Alternatively, in the United States, many economists see the Earned Income Tax Credit (EITC, a wage subsidy) in the Federal income tax as providing the poverty-fighting benefits of the minimum wage without the non-budgetary costs, while being superior to most welfare state anti-poverty programs. One problem has been that many of the working poor (the target of this program) have a hard time with the tax forms needed to receive the EITC payment. There may also be long delays between when the money is needed and when the EITC payments are received. That is, a person might become eligible for the EITC in April but then get laid off for the rest of the year. But this person would not get help from the credit until nearly a year later (since Americans pay their taxes in April). Further, like with the minimum wage, those people working at home taking care of children and other loved ones do not receive any benefits; only those doing paid labor are rewarded.

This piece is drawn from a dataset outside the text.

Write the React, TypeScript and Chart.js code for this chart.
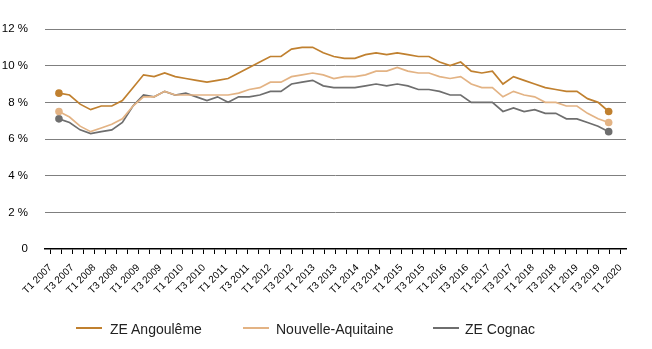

Resuming Flynn's column for the last time...

There is no reason why the needs of low-income families throughout the state cannot be met with reasoned, considered policies. It is not enough merely to want to do good. To paraphrase somewhat, the road to economic stagnation and increased unemployment can be paved with good intentions. And good intentions are not enough.

Mike Flynn (flynn@epionline.org) is director of legislative affairs at the Employment Policies Institute in Washington.
Flynn’s arguments are the typical sickening nonsense I always hear whenever anyone tries to raise the minimum wage. In Pennsylvania, there are three different bills in the legislature dealing with this issue, and my guess is that small businesses and an army of lobbyists have already worked them over ad nauseum to make sure they all get the breaks they want. For me, the bottom line is that it’s time for someone to “light a fire” under our politicians on this and move with speed (which of course, the Repugs will do eventually and try to claim credit for everything). After all, they had no problem getting it in gear on their unvouchered-expense, 2AM legislative pay raise last summer before ending their session, did they?